Il traghetto scivola senza rollio né beccheggio dall’isola di Koh Samui a Surat Thani. Ci troviamo nel profondo del golfo Siamese.
La barca rallenta. Sollevo la schiena appiccicosa dal sedile in finto velluto. Dal ventilatore giapponese si sviluppa l’unico cono in cui mi sono riuscito a rifugiare per sfuggire alle fauci di questo forno tropicale. Un’afa snervante. Nemmeno sul vasto ponte si riesce a trovare il sollievo di una brezza di crocera.
Il pilota manovra facendo percorrere allo scafo delle lente mezzelune di avvicinamento al legno del molo.
Una colonna di pneumatici riveste una delle travi della struttura. La gomma è sgualcita e ridotta a brandelli in vari punti. Sicuramente i copertoni vengono sostituiti con regolarità. Non riesco però a immaginare come, dal momento che il telaio in legno non fornisce vie di fuga.
Assieme ad altri passeggeri osservo dal parapetto la complessa manovra di avvicinamento. Calcolo a spanne la lunghezza dello scafo. Saranno circa quaranta metri.
La parete arrugginita del traghetto si adagia sul più malmesso dei pneumatici.
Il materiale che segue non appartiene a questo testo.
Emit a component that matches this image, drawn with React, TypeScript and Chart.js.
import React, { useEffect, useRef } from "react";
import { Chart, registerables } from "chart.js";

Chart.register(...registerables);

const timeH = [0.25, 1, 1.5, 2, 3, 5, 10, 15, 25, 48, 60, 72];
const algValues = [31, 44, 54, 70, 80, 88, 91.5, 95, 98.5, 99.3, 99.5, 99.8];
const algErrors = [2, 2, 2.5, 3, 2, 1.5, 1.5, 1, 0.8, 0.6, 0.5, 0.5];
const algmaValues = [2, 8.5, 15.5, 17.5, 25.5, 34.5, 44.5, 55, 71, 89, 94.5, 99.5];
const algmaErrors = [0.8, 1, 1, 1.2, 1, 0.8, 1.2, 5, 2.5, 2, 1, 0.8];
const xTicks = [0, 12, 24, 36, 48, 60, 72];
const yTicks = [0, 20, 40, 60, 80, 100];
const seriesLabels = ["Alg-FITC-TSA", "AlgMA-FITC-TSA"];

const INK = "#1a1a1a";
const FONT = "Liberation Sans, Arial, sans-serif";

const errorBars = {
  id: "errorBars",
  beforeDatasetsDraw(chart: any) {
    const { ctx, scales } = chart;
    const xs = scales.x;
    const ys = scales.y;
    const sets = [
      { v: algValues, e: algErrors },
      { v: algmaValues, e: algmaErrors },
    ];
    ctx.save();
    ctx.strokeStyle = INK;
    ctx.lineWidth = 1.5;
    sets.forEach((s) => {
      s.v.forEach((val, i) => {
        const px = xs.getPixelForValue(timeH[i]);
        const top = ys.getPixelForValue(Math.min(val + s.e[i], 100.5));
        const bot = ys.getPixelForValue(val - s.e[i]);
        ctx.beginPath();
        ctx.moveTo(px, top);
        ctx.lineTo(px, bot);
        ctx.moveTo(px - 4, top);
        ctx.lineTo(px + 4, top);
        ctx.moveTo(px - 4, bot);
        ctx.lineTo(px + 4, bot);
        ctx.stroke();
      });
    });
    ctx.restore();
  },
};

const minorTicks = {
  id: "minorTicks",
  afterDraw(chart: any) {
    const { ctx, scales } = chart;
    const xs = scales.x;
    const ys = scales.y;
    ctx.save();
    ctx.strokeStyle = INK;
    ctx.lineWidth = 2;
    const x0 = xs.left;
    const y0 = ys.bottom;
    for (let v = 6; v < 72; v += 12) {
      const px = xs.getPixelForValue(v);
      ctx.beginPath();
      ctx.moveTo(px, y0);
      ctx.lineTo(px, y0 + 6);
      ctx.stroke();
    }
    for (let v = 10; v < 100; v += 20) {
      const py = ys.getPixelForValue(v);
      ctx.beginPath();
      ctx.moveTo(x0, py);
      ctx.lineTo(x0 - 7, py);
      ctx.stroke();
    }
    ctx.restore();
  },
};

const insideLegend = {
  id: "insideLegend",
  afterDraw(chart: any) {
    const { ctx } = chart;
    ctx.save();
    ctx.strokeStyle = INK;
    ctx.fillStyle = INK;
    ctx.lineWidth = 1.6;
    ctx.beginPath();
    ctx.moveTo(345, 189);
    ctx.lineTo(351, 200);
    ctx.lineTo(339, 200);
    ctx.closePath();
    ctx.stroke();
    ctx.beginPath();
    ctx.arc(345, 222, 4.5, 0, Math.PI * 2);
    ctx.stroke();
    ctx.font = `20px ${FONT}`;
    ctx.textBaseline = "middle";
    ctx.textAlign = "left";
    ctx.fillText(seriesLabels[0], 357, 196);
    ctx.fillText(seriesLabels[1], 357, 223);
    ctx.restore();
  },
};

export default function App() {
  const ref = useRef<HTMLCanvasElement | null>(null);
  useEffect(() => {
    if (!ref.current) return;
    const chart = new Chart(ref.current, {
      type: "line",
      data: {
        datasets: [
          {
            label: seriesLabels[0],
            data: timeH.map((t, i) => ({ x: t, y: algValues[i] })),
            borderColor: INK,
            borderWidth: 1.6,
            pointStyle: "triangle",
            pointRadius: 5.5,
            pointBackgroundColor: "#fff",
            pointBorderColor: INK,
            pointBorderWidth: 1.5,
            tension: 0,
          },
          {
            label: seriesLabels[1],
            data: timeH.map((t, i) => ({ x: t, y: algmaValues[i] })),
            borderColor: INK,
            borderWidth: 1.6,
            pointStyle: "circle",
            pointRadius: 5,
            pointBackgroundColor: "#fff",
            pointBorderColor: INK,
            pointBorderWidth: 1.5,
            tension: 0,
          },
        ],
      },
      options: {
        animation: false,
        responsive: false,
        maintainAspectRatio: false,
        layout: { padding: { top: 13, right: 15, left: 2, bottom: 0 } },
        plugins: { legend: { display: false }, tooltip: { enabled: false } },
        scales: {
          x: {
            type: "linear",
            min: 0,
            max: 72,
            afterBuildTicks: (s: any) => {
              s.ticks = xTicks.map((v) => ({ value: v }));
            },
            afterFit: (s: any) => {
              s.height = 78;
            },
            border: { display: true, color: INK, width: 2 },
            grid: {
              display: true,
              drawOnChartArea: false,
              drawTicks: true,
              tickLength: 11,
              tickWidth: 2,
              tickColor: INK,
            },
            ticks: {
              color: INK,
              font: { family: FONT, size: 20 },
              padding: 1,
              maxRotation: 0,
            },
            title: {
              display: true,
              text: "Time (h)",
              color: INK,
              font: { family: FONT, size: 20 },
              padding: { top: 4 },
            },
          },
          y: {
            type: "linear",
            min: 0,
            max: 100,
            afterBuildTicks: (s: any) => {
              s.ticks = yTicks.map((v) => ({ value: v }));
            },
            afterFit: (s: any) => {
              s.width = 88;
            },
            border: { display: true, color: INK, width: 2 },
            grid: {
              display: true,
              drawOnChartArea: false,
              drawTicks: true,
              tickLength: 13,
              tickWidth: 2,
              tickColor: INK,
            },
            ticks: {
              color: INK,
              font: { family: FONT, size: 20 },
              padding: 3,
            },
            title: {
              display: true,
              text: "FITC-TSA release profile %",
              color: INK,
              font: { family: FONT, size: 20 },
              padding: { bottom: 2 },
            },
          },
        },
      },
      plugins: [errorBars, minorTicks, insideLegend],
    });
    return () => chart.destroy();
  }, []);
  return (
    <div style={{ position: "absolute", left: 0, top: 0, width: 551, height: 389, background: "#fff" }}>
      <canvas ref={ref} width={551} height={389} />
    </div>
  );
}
La gomma viene compressa, spremuta e poi stirata. Alcuni frammenti di staccano e precipitano muti tra le piccole onde.
Facendo perno sulla colonna di legno e copertoni il traghetto si mette in linea col molo e approda. Si abbassa il portellone e le prime auto cominciano ad uscire. Sul pontile un blocco di juta e terriccio sbuffa nuvolette di polvere al passaggio di ogni veicolo. Tutto riflette il grigio del cielo. Le nuvole che lo affollano da una decina di minuti non alleviano le morse del calore.
Borse in spalla traballo sulla passarella, attraverso il pontile che cigola e percorro il corridoio coperto che ci porta al piazzale in cui risaliremo sull’autobus partito da Samui.
Passo dopo passo, senza volare, percorro a ritroso la penisola sud-est asiatica. Samui-Surat, Surat-Hua Hin, Hua Hin-Bangkok. Zig-zagando tra pomeriggio, palme, notte e baracche. Con l’acqua e la polvere sotto le scarpe. Il viaggio è noia, il viaggio è nuova linfa vitale.